George Washington University

Language

en-US

Abstract

Does the Constitution limit the extent to which Congress can grant discretion to other actors? The traditional nondelegation doctrine says yes, though advocates of the doctrine strongly disagree about the source of that principle and the location of the line between permissible and impermissible discretion. A number of modern scholars and judges, however, doubt whether the Constitution contains any such principle. This article demonstrates that the Constitution constrains Congress's ability to grant discretion to other actors through the requirement that laws for carrying federal power into execution must be "necessary and proper." The words "necessary" and "proper" have distinct constitutional meanings.

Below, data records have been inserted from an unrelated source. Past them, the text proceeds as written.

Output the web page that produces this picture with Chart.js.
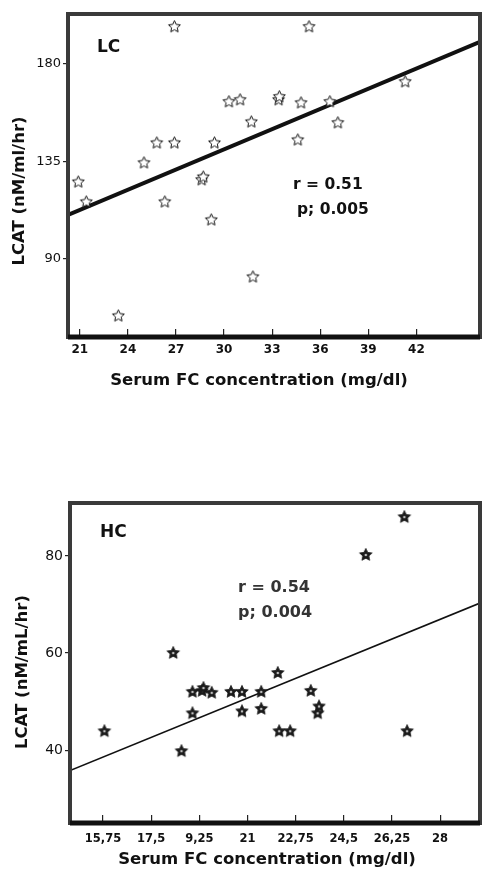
<!DOCTYPE html>
<html>
<head>
<meta charset="utf-8">
<script src="https://cdn.jsdelivr.net/npm/chart.js@4/dist/chart.umd.min.js"></script>
<style>
  body { margin: 0; background: #fff; width: 487px; height: 871px; overflow: hidden; position: relative; }
  .box { position: absolute; left: 0; width: 487px; }
</style>
</head>
<body>
<div class="box" style="top:0;height:420px"><canvas id="lcChart"></canvas></div>
<div class="box" style="top:440px;height:431px"><canvas id="hcChart"></canvas></div>
<script>
// LC group: serum FC (mg/dl) vs LCAT (nM/ml/hr)
const lcFC   = [26.9, 35.3, 20.9, 21.4, 25.0, 25.8, 26.9, 29.4, 28.6, 28.7, 26.3, 29.2, 31.8, 23.4,
                30.3, 31.0, 31.7, 33.4, 33.45, 34.8, 34.6, 36.6, 37.1, 41.3];
const lcLCAT = [197.1, 197.1, 125.5, 116.3, 134.3, 143.5, 143.5, 143.5, 126.5, 127.8, 116.3, 108.0, 81.7, 63.7,
                162.5, 163.4, 153.2, 163.4, 164.8, 162.0, 144.9, 162.5, 152.8, 171.7];
const lcFitFC   = [20.26, 45.97];
const lcFitLCAT = [110.3, 190.2];
const lcXTicks = [21, 24, 27, 30, 33, 36, 39, 42];
const lcYTicks = [90, 135, 180];

// HC group
const hcFC   = [26.7, 25.3, 18.3, 22.1, 15.8, 18.6, 19.0, 19.0, 19.35, 19.4, 19.7, 20.4, 20.8, 20.8,
                21.5, 21.5, 22.15, 22.55, 23.3, 23.55, 23.6, 26.8];
const hcLCAT = [88.0, 80.2, 60.0, 55.9, 43.9, 39.8, 47.6, 52.0, 52.2, 52.8, 51.8, 52.0, 52.0, 48.0,
                52.0, 48.5, 43.9, 43.9, 52.2, 47.6, 49.0, 43.9];
const hcFitFC   = [14.55, 29.45];
const hcFitLCAT = [35.8, 70.3];
const hcXTicks = [15.75, 17.5, 19.25, 21, 22.75, 24.5, 26.25, 28];
const hcXLabels = ['15,75', '17,5', '9,25', '21', '22,75', '24,5', '26,25', '28'];
const hcYTicks = [40, 60, 80];

function makeStar(r, filled) {
    const c = document.createElement('canvas');
    const s = Math.ceil(2 * r + 4);
    c.width = s; c.height = s;
    const g = c.getContext('2d');
    g.translate(s / 2, s / 2);
    g.beginPath();
    for (let i = 0; i < 10; i++) {
        const rad = i % 2 === 0 ? r : r * 0.48;
        const a = -Math.PI / 2 + i * Math.PI / 5;
        g.lineTo(rad * Math.cos(a), rad * Math.sin(a));
    }
    g.closePath();
    if (filled) {
        g.fillStyle = '#1a1a1a';
        g.fill();
        g.lineWidth = 0.8;
        g.strokeStyle = '#1a1a1a';
        g.stroke();
        g.fillStyle = '#bdbdbd';
        g.beginPath();
        g.arc(0, 0, 1.3, 0, Math.PI * 2);
        g.fill();
    } else {
        g.fillStyle = '#fff';
        g.fill();
        g.lineWidth = 1;
        g.strokeStyle = '#111';
        g.stroke();
    }
    return c;
}

// frame + titles + r/p notes
const decor = {
    id: 'decor',
    afterDraw(chart, args, o) {
        const {ctx, chartArea: a} = chart;
        ctx.save();
        ctx.strokeStyle = '#3a3a3a';
        ctx.lineWidth = o.frame;
        ctx.strokeRect(a.left, a.top, a.right - a.left, a.bottom - a.top);
        ctx.strokeStyle = '#111';
        ctx.lineWidth = o.frame + 1;
        ctx.beginPath();
        ctx.moveTo(a.left, a.bottom);
        ctx.lineTo(a.right, a.bottom);
        ctx.stroke();

        ctx.fillStyle = '#111';
        ctx.textBaseline = 'middle';
        ctx.font = 'bold 16.5px "DejaVu Sans"';
        ctx.textAlign = 'center';
        ctx.fillText(o.xTitle.text, o.xTitle.x, o.xTitle.y);
        ctx.save();
        ctx.translate(o.yTitle.x, o.yTitle.y);
        ctx.rotate(-Math.PI / 2);
        ctx.fillText(o.yTitle.text, 0, 0);
        ctx.restore();

        ctx.textAlign = 'left';
        o.notes.forEach(n => {
            ctx.font = n.font;
            ctx.fillStyle = n.color || '#111';
            ctx.fillText(n.text, n.x, n.y);
        });
        ctx.restore();
    }
};

function buildChart(id, cfg) {
    const ctx = document.getElementById(id).getContext('2d');
    return new Chart(ctx, {
        type: 'scatter',
        data: {
            datasets: [{
                data: cfg.xs.map((x, i) => ({x: x, y: cfg.ys[i]})),
                pointStyle: cfg.star,
                pointRadius: 6
            }, {
                type: 'line',
                data: cfg.fitX.map((x, i) => ({x: x, y: cfg.fitY[i]})),
                showLine: true,
                borderColor: '#111',
                borderWidth: cfg.fitWidth,
                pointRadius: 0,
                fill: false
            }]
        },
        options: {
            responsive: true,
            maintainAspectRatio: false,
            animation: false,
            layout: { padding: { top: cfg.padTop, right: 4, left: 0, bottom: 0 } },
            plugins: {
                legend: { display: false },
                tooltip: { enabled: false },
                decor: cfg.decor
            },
            scales: {
                x: {
                    type: 'linear',
                    min: cfg.xMin, max: cfg.xMax,
                    border: { display: false },
                    grid: { drawOnChartArea: false, tickLength: -8, color: '#222', lineWidth: 1.2 },
                    afterBuildTicks: s => { s.ticks = cfg.xTicks.map(v => ({value: v})); },
                    afterFit: s => { s.height = cfg.xHeight; },
                    ticks: {
                        autoSkip: false,
                        maxRotation: 0,
                        padding: cfg.xPad,
                        color: '#111',
                        font: { family: '"DejaVu Sans"', size: cfg.xFont, weight: 'bold' },
                        callback: (v, i) => cfg.xLabels ? cfg.xLabels[i] : String(v)
                    }
                },
                y: {
                    min: cfg.yMin, max: cfg.yMax,
                    border: { display: false },
                    grid: { drawOnChartArea: false, tickLength: 5, color: '#222', lineWidth: 1.2 },
                    afterBuildTicks: s => { s.ticks = cfg.yTicks.map(v => ({value: v})); },
                    afterFit: s => { s.width = cfg.yWidth; },
                    ticks: {
                        padding: 2,
                        color: '#111',
                        font: { family: '"DejaVu Sans"', size: cfg.yFont }
                    }
                }
            }
        },
        plugins: [decor]
    });
}

buildChart('lcChart', {
    xs: lcFC, ys: lcLCAT, fitX: lcFitFC, fitY: lcFitLCAT, fitWidth: 4,
    star: makeStar(6.2, false),
    xMin: 20.26, xMax: 45.97, yMin: 54, yMax: 203,
    xTicks: lcXTicks, yTicks: lcYTicks,
    padTop: 14, xHeight: 83, yWidth: 68, xPad: 14, xFont: 12, yFont: 13,
    decor: {
        frame: 4,
        xTitle: { text: 'Serum FC concentration (mg/dl)', x: 259, y: 381 },
        yTitle: { text: 'LCAT (nM/ml/hr)', x: 20, y: 191 },
        notes: [
            { text: 'LC', x: 97, y: 48, font: 'bold 17px "DejaVu Sans"' },
            { text: 'r = 0.51', x: 293, y: 185, font: 'bold 15.5px "DejaVu Sans"' },
            { text: 'p; 0.005', x: 297, y: 210, font: 'bold 15.5px "DejaVu Sans"' }
        ]
    }
});

buildChart('hcChart', {
    xs: hcFC, ys: hcLCAT, fitX: hcFitFC, fitY: hcFitLCAT, fitWidth: 1.6,
    star: makeStar(6.6, true),
    xMin: 14.55, xMax: 29.45, yMin: 25, yMax: 90.9,
    xTicks: hcXTicks, xLabels: hcXLabels, yTicks: hcYTicks,
    padTop: 63, xHeight: 48, yWidth: 70, xPad: 17, xFont: 11.5, yFont: 14,
    decor: {
        frame: 4,
        xTitle: { text: 'Serum FC concentration (mg/dl)', x: 267, y: 420 },
        yTitle: { text: 'LCAT (nM/mL/hr)', x: 23, y: 232 },
        notes: [
            { text: 'HC', x: 100, y: 93, font: 'bold 17px "DejaVu Sans"' },
            { text: 'r = 0.54', x: 238, y: 148, font: 'bold 16px "DejaVu Sans"', color: '#333' },
            { text: 'p; 0.004', x: 238, y: 173, font: 'bold 16px "DejaVu Sans"', color: '#333' }
        ]
    }
});
</script>
</body>
</html>
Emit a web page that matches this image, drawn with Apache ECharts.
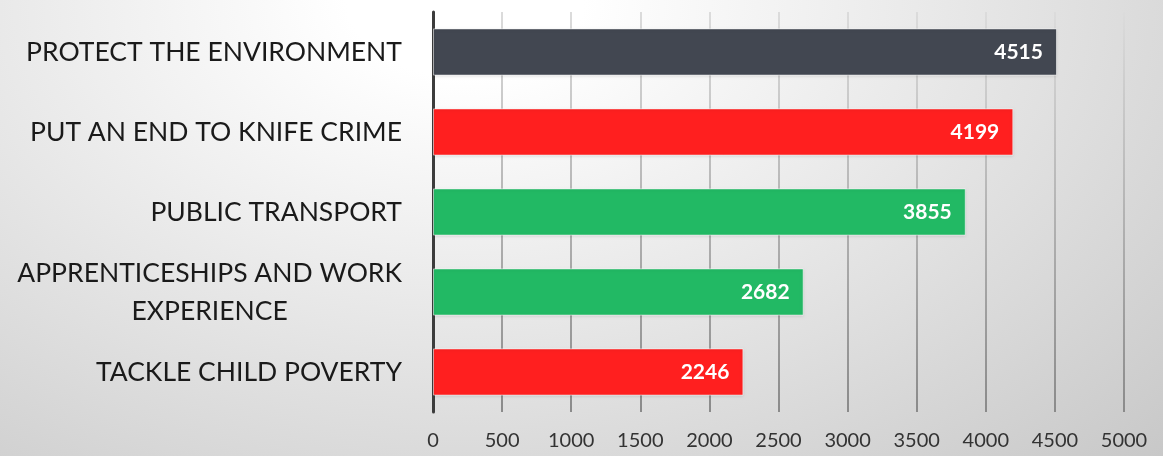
<!DOCTYPE html>
<html>
<head>
<meta charset="utf-8">
<script src="https://cdn.jsdelivr.net/npm/echarts@6/dist/echarts.min.js"></script>
<style>
  html, body { margin: 0; padding: 0; }
  body { background: radial-gradient(farthest-corner at 40% 0%, #ffffff 0%, #ffffff 12%, #c8c8c8 100%); }
  #main { width: 1163px; height: 456px; }
</style>
</head>
<body>
<div id="main"></div>
<script>
// data
var categories = [
  'PROTECT THE ENVIRONMENT',
  'PUT AN END TO KNIFE CRIME',
  'PUBLIC TRANSPORT',
  'APPRENTICESHIPS AND WORK\nEXPERIENCE',
  'TACKLE CHILD POVERTY'
];
var values = [4515, 4199, 3855, 2682, 2246];
var xTicks = [0, 500, 1000, 1500, 2000, 2500, 3000, 3500, 4000, 4500, 5000];

var barColors = ['#424751', '#ff1f1f', '#22b964', '#22b964', '#ff1f1f'];

var chart = echarts.init(document.getElementById('main'));

var option = {
  backgroundColor: 'transparent',
  textStyle: { fontFamily: 'Lato' },
  grid: { left: 433, right: 39, top: 12, bottom: 44, containLabel: false },
  xAxis: {
    type: 'value',
    min: xTicks[0],
    max: xTicks[xTicks.length - 1],
    interval: xTicks[1] - xTicks[0],
    axisLine: { show: false },
    axisTick: { show: false },
    axisLabel: {
      color: '#333333', fontSize: 20, margin: 19, fontFamily: 'Lato',
      formatter: function (v) { return String(v); }
    },
    splitLine: {
      lineStyle: {
        width: 2,
        color: {
          type: 'linear', x: 0, y: 0, x2: 0, y2: 1,
          colorStops: [
            { offset: 0, color: '#dcdcdc' },
            { offset: 1, color: '#8a8a8a' }
          ]
        }
      }
    }
  },
  yAxis: {
    type: 'category',
    inverse: true,
    data: categories,
    axisLine: { show: true, lineStyle: { color: '#3c3c3c', width: 3 } },
    axisTick: { show: false },
    axisLabel: {
      margin: 31,
      formatter: function (v) {
        return v.split('\n').map(function (s) { return '{a|' + s + '}'; }).join('\n');
      },
      rich: {
        a: { color: '#1a1a1a', fontSize: 26.5, fontFamily: 'Lato', align: 'center', lineHeight: 38 }
      }
    }
  },
  series: [{
    type: 'bar',
    data: values,
    barWidth: '59%',
    itemStyle: {
      color: function (p) { return barColors[p.dataIndex]; },
      borderColor: 'rgba(255,255,255,0.55)',
      borderWidth: 1,
      shadowColor: 'rgba(0,0,0,0.15)',
      shadowBlur: 3,
      shadowOffsetY: 1
    },
    label: {
      show: true,
      position: 'insideRight',
      distance: 14,
      color: '#ffffff',
      fontWeight: 'bold',
      fontSize: 21,
      fontFamily: 'Lato'
    }
  }]
};

chart.setOption(option);
</script>
</body>
</html>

The word "necessary" describes a causal connection between means and ends that is less strict than the standard of indispensability urged by founding-era figures such as Thomas Jefferson but that is considerably stricter than the "rational basis" standard exemplified by modern law. The word "proper" refers to consistency with background principles of separated powers, federalism, and individual rights that infuse and define the Constitution's specific architectural arrangements. Excessive grants of discretion can be unnecessary, improper, or both, and can thus exceed Congress's enumerated powers. Far from being, as Eric Posner and Adrian Vermeule have recently argued, a "neurotic burden" on the legal system, the nondelegation doctrine has a firm constitutional foundation.